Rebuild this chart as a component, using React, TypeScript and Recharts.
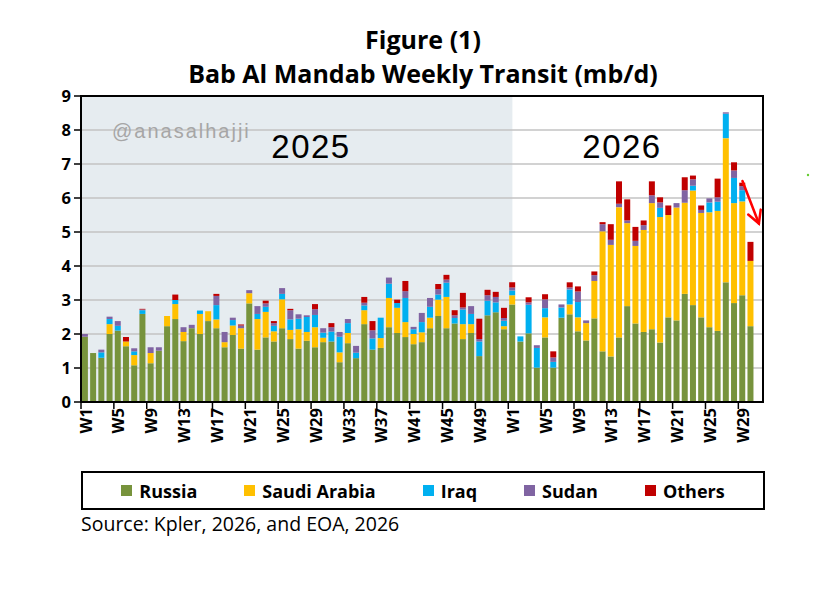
import React from "react";
import {
  BarChart,
  Bar,
  XAxis,
  YAxis,
  CartesianGrid,
  ReferenceArea,
  ReferenceLine,
} from "recharts";

// weeks: 2025 W1..W52, then 2026 W1..W31 (last slot empty)
const weeks2025 = Array.from({ length: 52 }, (_, i) => `2025-W${i + 1}`);
const weeks2026 = Array.from({ length: 31 }, (_, i) => `2026-W${i + 1}`);
const weeks = [...weeks2025, ...weeks2026];

// mb/d by origin
const russia = [
  1.92, 1.44, 1.3, 2.0, 2.1, 1.64, 1.08, 2.59, 1.14, 1.51, 2.23, 2.44, 1.79,
  2.17, 2.0, 2.38, 2.17, 1.61, 1.97, 1.57, 2.9, 1.54, 1.9, 1.78, 2.17, 1.85,
  1.57, 1.8, 1.61, 1.76, 1.78, 1.17, 1.73, 1.29, 2.29, 1.54, 1.59, 2.2, 2.03,
  1.91, 1.7, 1.76, 2.17, 2.53, 2.17, 2.31, 1.85, 2.03, 1.35, 2.55, 2.64, 2.14,
  2.87, 1.78, 2.02, 1.01, 1.9, 1.01, 2.48, 2.58, 2.08, 1.81, 2.46, 1.49, 1.34,
  1.9, 2.82, 2.31, 2.06, 2.14, 1.75, 2.49, 2.4, 3.18, 2.85, 2.49, 2.2, 2.09,
  3.52, 2.91, 3.14, 2.23, null,
];
const saudi = [
  0, 0, 0, 0.29, 0, 0.14, 0.3, 0, 0.3, 0, 0.3, 0.44, 0.27, 0, 0.59, 0.29, 0.26,
  0.15, 0.28, 0.6, 0.3, 0.9, 0.75, 0.3, 0.85, 0.27, 0.57, 0.26, 0.59, 0.13, 0,
  0.29, 0.3, 0, 0.41, 0, 0.29, 0.86, 0.74, 0.44, 0.3, 0.29, 0.31, 0.48, 0.92, 0,
  0.44, 0.26, 0, 0, 0, 0.09,
  0.27, 0, 0, 0, 0.59, 0, 0, 0.29, 0.41, 0.51, 1.1, 3.53, 3.28, 3.83, 2.44,
  2.28, 3.0, 3.71, 3.69, 3.01, 3.32, 2.68, 3.37, 3.07, 3.38, 3.53, 4.24, 2.94,
  2.76, 1.92, null,
];
const iraq = [
  0, 0, 0.16, 0.15, 0.14, 0, 0.11, 0.11, 0, 0, 0, 0.12, 0, 0, 0.1, 0, 0.42, 0,
  0.16, 0, 0, 0.15, 0.15, 0.16, 0.16, 0.31, 0.31, 0.44, 0.36, 0.15, 0.29, 0.46,
  0.29, 0.16, 0.14, 0.33, 0.6, 0.42, 0.14, 0.71, 0.14, 0.3, 0.32, 0.15, 0.42,
  0.16, 0.43, 0.3, 0.43, 0.43, 0.29, 0.16,
  0.14, 0.15, 0.84, 0.58, 0.27, 0.17, 0.3, 0.44, 0.45, 0, 0, 0, 0, 0, 0, 0, 0,
  0, 0.27, 0, 0, 0, 0.14, 0, 0.29, 0.27, 0.72, 0.74, 0.33, 0, null,
];
const sudan = [
  0.08, 0, 0.08, 0.07, 0.14, 0, 0.09, 0.02, 0.17, 0.1, 0, 0, 0.14, 0.1, 0, 0,
  0.27, 0.3, 0.07, 0.08, 0.09, 0.23, 0.1, 0.08, 0.17, 0.27, 0.13, 0.05, 0.17,
  0.13, 0.13, 0.14, 0.12, 0.2, 0.08, 0.24, 0, 0.18, 0, 0.2, 0.07, 0.27, 0.26,
  0.16, 0.09, 0.08, 0.06, 0.23, 0.07, 0.16, 0.16, 0.08,
  0.09, 0, 0.07, 0.08, 0.26, 0.13, 0.09, 0.06, 0.31, 0.08, 0.17, 0.21, 0.15,
  0.1, 0.08, 0.15, 0.14, 0.23, 0.16, 0, 0.13, 0.37, 0.19, 0.09, 0.12, 0.13,
  0.04, 0.22, 0.12, 0, null,
];
const others = [
  0, 0, 0, 0, 0, 0.13, 0, 0.02, 0, 0, 0, 0.16, 0, 0, 0, 0, 0.06, 0, 0, 0.03, 0,
  0, 0.08, 0.06, 0, 0.04, 0, 0, 0.15, 0, 0.12, 0, 0, 0, 0.17, 0.27, 0, 0, 0.1,
  0.3, 0, 0, 0, 0.15, 0.14, 0.15, 0.43, 0, 0.6, 0.16, 0.15, 0.3,
  0.15, 0, 0.15, 0, 0.15, 0.18, 0, 0.15, 0.15, 0, 0.11, 0.06, 0.46, 0.66, 0.62,
  0.41, 0.14, 0.41, 0.15, 0.28, 0, 0.38, 0.11, 0.13, 0, 0.55, 0, 0.24, 0.1,
  0.56, null,
];

const yTicks = [0, 1, 2, 3, 4, 5, 6, 7, 8, 9];

const series = [
  { key: "russia", name: "Russia", color: "#77933C" },
  { key: "saudi", name: "Saudi Arabia", color: "#FFC000" },
  { key: "iraq", name: "Iraq", color: "#00B0F0" },
  { key: "sudan", name: "Sudan", color: "#8064A2" },
  { key: "others", name: "Others", color: "#C00000" },
];

const data = weeks.map((week, i) => ({
  week,
  russia: russia[i],
  saudi: saudi[i],
  iraq: iraq[i],
  sudan: sudan[i],
  others: others[i],
}));

const W = 831;
const H = 460;
const M = { top: 96, right: 68, bottom: 3, left: 31 };
const Y_W = 50;
const X_H = 55;
const BAND = (W - M.left - Y_W - M.right) / weeks.length;

const SANS = "'Open Sans', 'Noto Sans', sans-serif";
const ARIAL = "'Liberation Sans', Arial, sans-serif";

const WeekTick = (props: any) => {
  const { x, y, payload } = props;
  const label = String(payload.value).split("-")[1];
  const lx = x - BAND / 2;
  return (
    <g>
      <line x1={lx} x2={lx} y1={y} y2={y + 7} stroke="#000" strokeWidth={1.5} />
      <text
        x={x}
        y={y + 6}
        transform={`rotate(-90 ${x} ${y + 6})`}
        textAnchor="end"
        dominantBaseline="central"
        fontFamily={SANS}
        fontWeight={700}
        fontSize={16.5}
        fill="#000"
      >
        {label}
      </text>
    </g>
  );
};

// shaded 2025 block runs to the middle of 2026 W1
const Shade = (p: any) => (
  <rect x={p.x} y={p.y} width={p.width + BAND / 2} height={p.height} fill="#E6ECF0" />
);

const Arrow = (p: any) => {
  const { x1, y1, x2, y2 } = p;
  const a = Math.atan2(y2 - y1, x2 - x1);
  const L = 14;
  const s = 0.5;
  const h1 = `${x2 - L * Math.cos(a - s)},${y2 - L * Math.sin(a - s)}`;
  const h2 = `${x2 - L * Math.cos(a + s)},${y2 - L * Math.sin(a + s)}`;
  return (
    <g stroke="#FF0000" strokeWidth={2.5} fill="none" strokeLinecap="round">
      <line x1={x1} y1={y1} x2={x2} y2={y2} />
      <polyline points={`${h1} ${x2},${y2} ${h2}`} />
    </g>
  );
};

export default function App() {
  return (
    <div
      style={{
        position: "absolute",
        left: 0,
        top: 0,
        width: 831,
        height: 598,
        background: "#fff",
      }}
    >
      <BarChart width={W} height={H} data={data} margin={M} barCategoryGap="11%">
        <ReferenceArea
          x1="2025-W1"
          x2="2025-W52"
          y1={0}
          y2={9}
          shape={Shade}
          zIndex={-200}
        />
        <CartesianGrid vertical={false} stroke="#C3C3C3" strokeWidth={1.5} />
        <XAxis
          dataKey="week"
          interval={3}
          tick={<WeekTick />}
          tickLine={false}
          tickSize={0}
          tickMargin={0}
          height={X_H}
          axisLine={{ stroke: "#000", strokeWidth: 2 }}
        />
        <YAxis
          width={Y_W}
          domain={[0, 9]}
          ticks={yTicks}
          interval={0}
          tickSize={7}
          tickMargin={3}
          axisLine={{ stroke: "#000", strokeWidth: 2 }}
          tickLine={{ stroke: "#000", strokeWidth: 1.5 }}
          tick={{ fontFamily: SANS, fontWeight: 700, fontSize: 16.5, fill: "#000" }}
        />
        {series.map((s) => (
          <Bar
            key={s.key}
            dataKey={s.key}
            name={s.name}
            stackId="a"
            fill={s.color}
            isAnimationActive={false}
          />
        ))}
        <ReferenceLine
          segment={[
            { x: "2026-W29", y: 6.5 },
            { x: "2026-W31", y: 5.25 },
          ]}
          shape={Arrow}
          zIndex={1000}
        />
        <ReferenceArea
          y1={0}
          y2={9}
          fill="none"
          fillOpacity={0}
          stroke="#000"
          strokeWidth={2}
          zIndex={1000}
        />
      </BarChart>

      <svg
        width={831}
        height={598}
        style={{ position: "absolute", left: 0, top: 0, pointerEvents: "none" }}
      >
        <text x={423} y={49} textAnchor="middle" fontFamily={SANS} fontWeight={700} fontSize={25}>
          Figure (1)
        </text>
        <text x={423} y={83} textAnchor="middle" fontFamily={SANS} fontWeight={700} fontSize={25}>
          Bab Al Mandab Weekly Transit (mb/d)
        </text>
        <text x={112} y={138} fontFamily={ARIAL} fontSize={20} letterSpacing={2} fill="#A6A6A6">
          @anasalhajji
        </text>
        <text x={311} y={158} textAnchor="middle" fontFamily={ARIAL} fontSize={33} letterSpacing={1.5}>
          2025
        </text>
        <text x={622} y={158} textAnchor="middle" fontFamily={ARIAL} fontSize={33} letterSpacing={1.5}>
          2026
        </text>
        <text x={81} y={531} fontFamily={SANS} fontSize={19.5}>
          Source: Kpler, 2026, and EOA, 2026
        </text>
        <circle cx={808} cy={175} r={1.2} fill="#66CC33" />
      </svg>

      <div
        style={{
          position: "absolute",
          left: 81,
          top: 471,
          width: 684,
          height: 39,
          boxSizing: "border-box",
          border: "2px solid #000",
          display: "flex",
          alignItems: "center",
          justifyContent: "center",
          gap: 47,
          fontFamily: SANS,
          fontWeight: 700,
          fontSize: 18,
        }}
      >
        {series.map((s) => (
          <div key={s.key} style={{ display: "flex", alignItems: "center", gap: 7 }}>
            <span style={{ width: 11, height: 11, background: s.color, display: "inline-block" }} />
            <span>{s.name}</span>
          </div>
        ))}
      </div>
    </div>
  );
}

------------------------------------

INSTRUCTIONS TO FOLLOW ::
Locate all lines in the listing above with the word "React". Copy them.

RESPONSE FOR THIS EXERCISE ::
Rebuild this chart as a component, using React, TypeScript and Recharts.
import React from "react";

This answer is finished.